Vous le comprenez assez vite : si cet album éponyme d'ANIMALS AS LEADERS est devenu culte, c'est parce qu'il a posé les jalons de tout un style encore balbutiant. Il a été le prisme qui a permis d'élargir ce faisceau qui ne demandait qu'à être perçu. Ce mélange entre gros riffs ultra massifs, écriture progressive très jazzy, ces incursions électro, le tout avec ces changements rythmiques implacables, c'est plus que la marque de fabrique d'Abasi, c'est un manifeste, et chaque morceau fonctionne comme une partie de cet argumentaire en faveur d'une musique qui s'exprime et s'impose.
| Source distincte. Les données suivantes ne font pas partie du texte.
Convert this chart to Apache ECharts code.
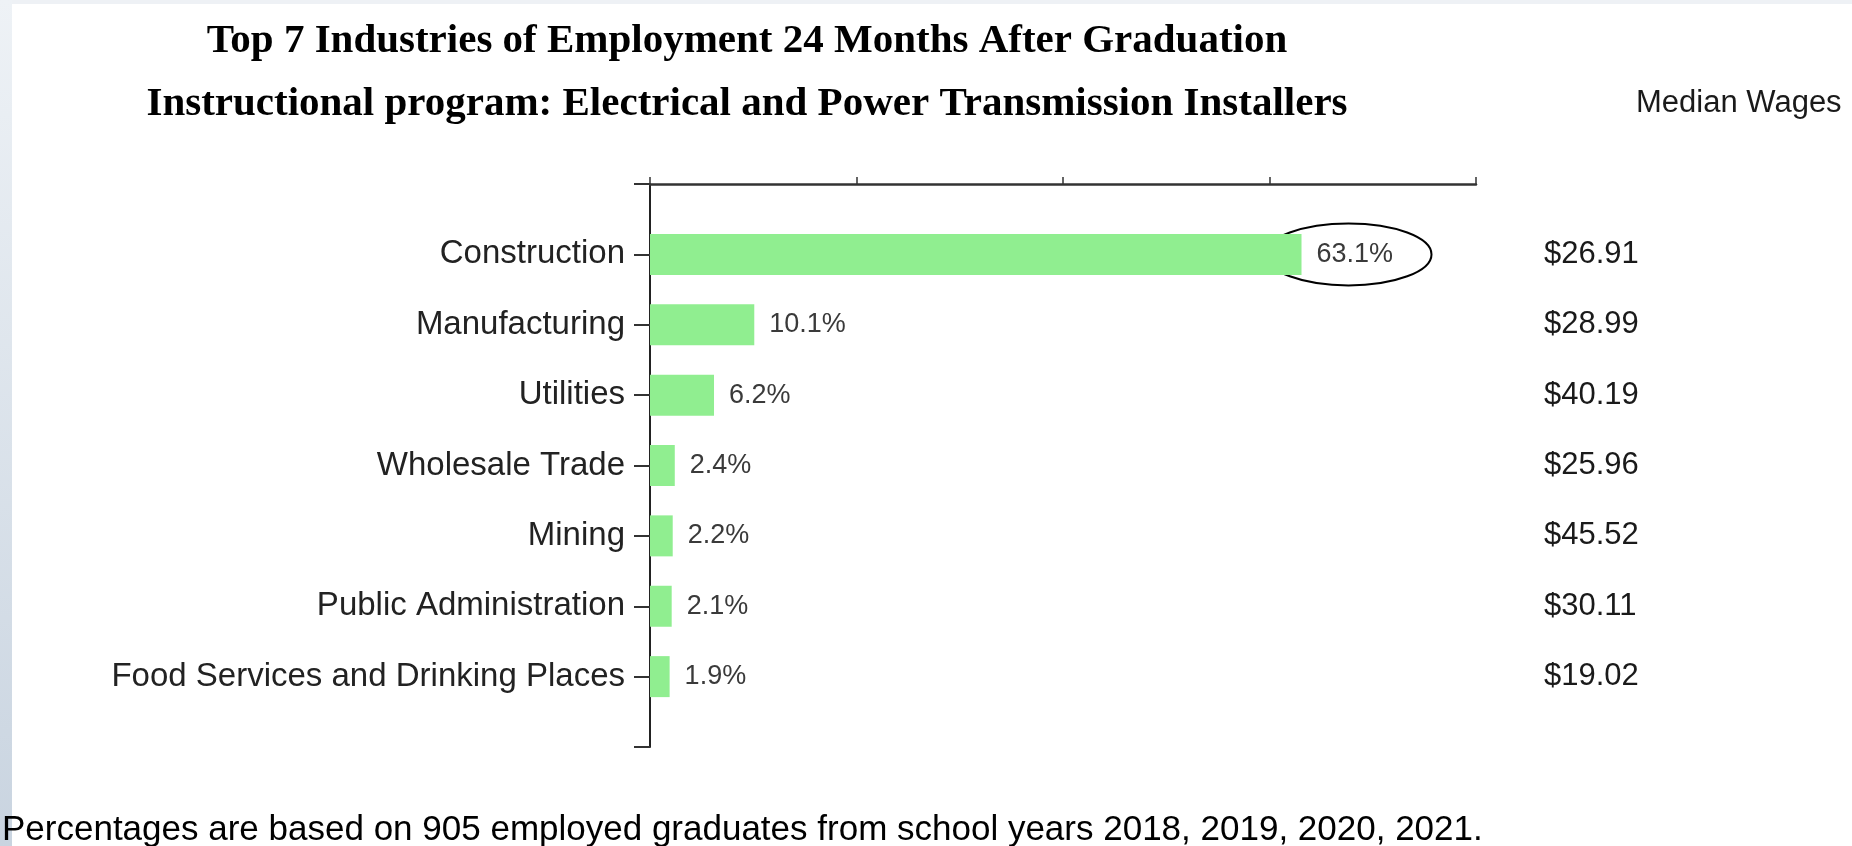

« Tempting Time » ne prend pas le temps, et impose ce Djent passées les 20 secondes. Il ne cessera de varier ses motifs pour nous conduire dans des espaces mentaux particuliers. « On Impulse » sera ce morceau à la fois posé et technique, avec ces phases à la guitare où tu ne sais si tu dois être impressionné par l'écriture ou le jeu d'Abasi. Les deux, je dirais, car il a su très bien allier technique et dosage, pour être à la fois époustouflant et accessible, jamais pompeux ou chiant – si bien que même un morceau comme « Song of Salomon », que j'écoute peu, n'en reste pas moins une réussite. Également, si je suis moins convaincu par les morceau brefs, certains, tels que « Point to Point » ou « Modern Meat », fonctionnent super bien et annoncent déjà ce qui sera fait par la suite, grâce à l'utilisation de la guitare sèche.
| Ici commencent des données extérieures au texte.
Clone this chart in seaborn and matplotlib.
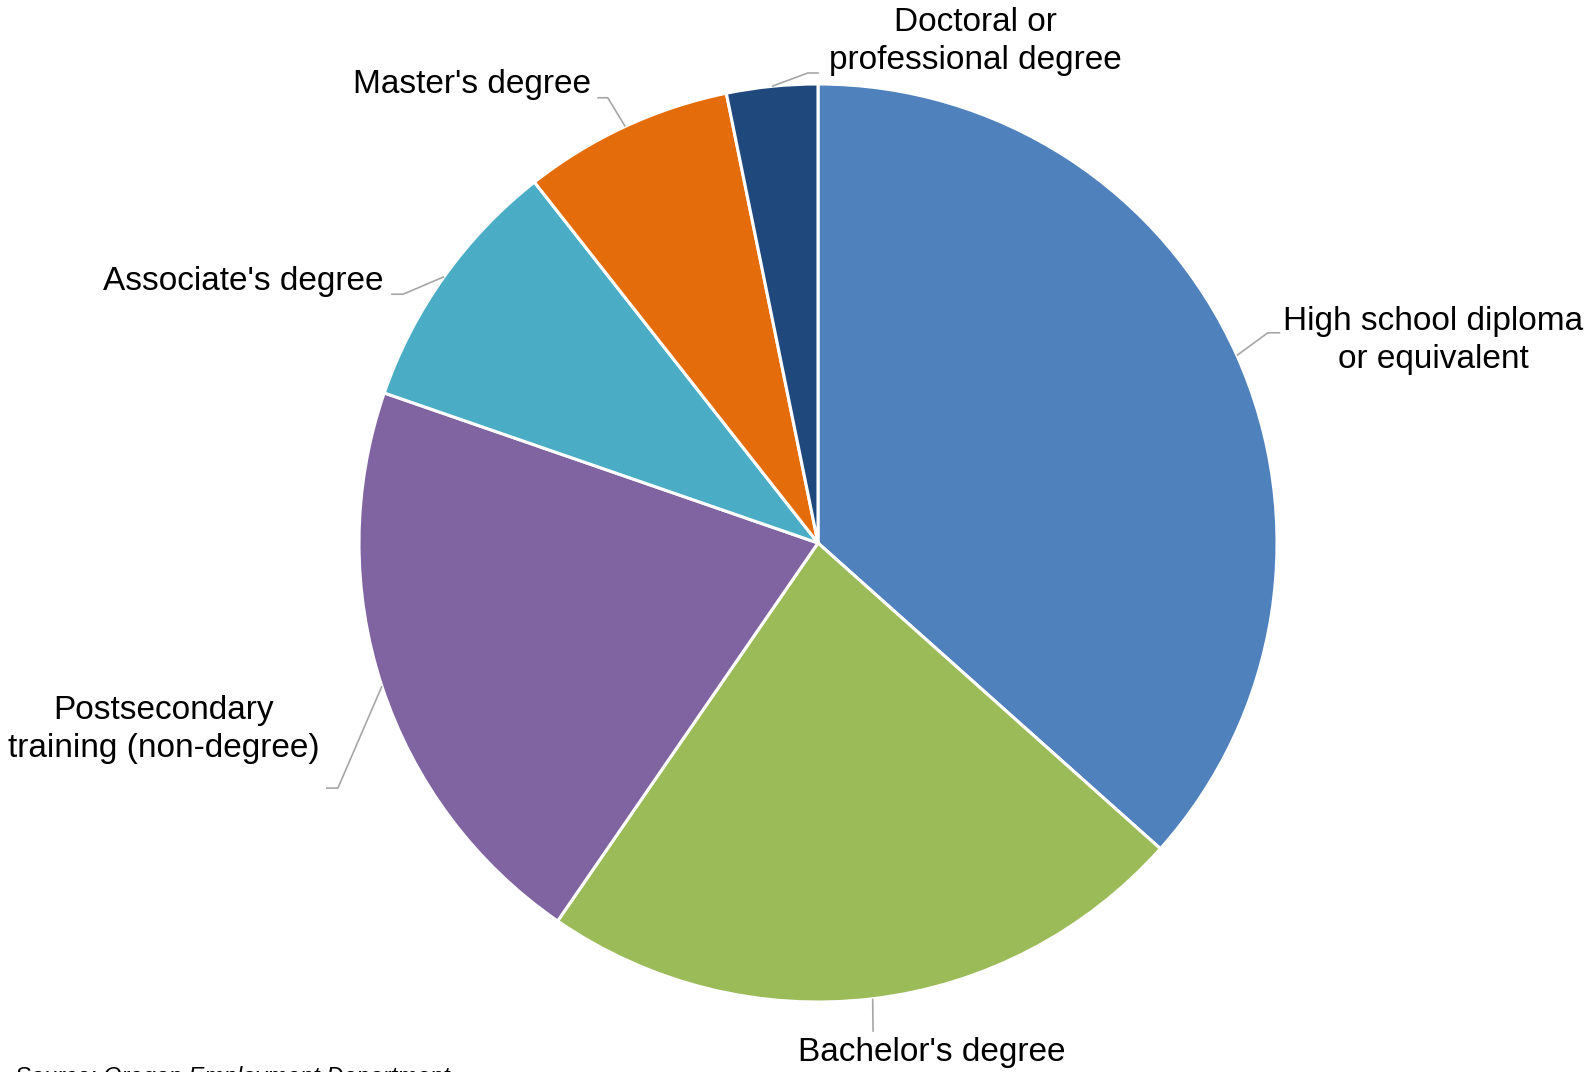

Vous le comprenez, ce n'est pas pour rien que cet album a rendu ANIMALS AS LEADERS culte. La bonne musique au bon moment, une alchimie idéale pour un disque qui fêtera bientôt ses dix ans et qui, je trouve, met toujours autant la patate à plusieurs sorties qui sont venues après. Car c'est dosé, réfléchi, fait avec goût et avec authenticité.
Et c'est à partir de ce travail formidable qu'Abasi est devenu une référence. Ce qui a constitué un énorme enjeu, risqué et dangereux, lorsque s'est posée la question d'un deuxième album.
Mais cela est une autre histoire qui sera contée une autre fois.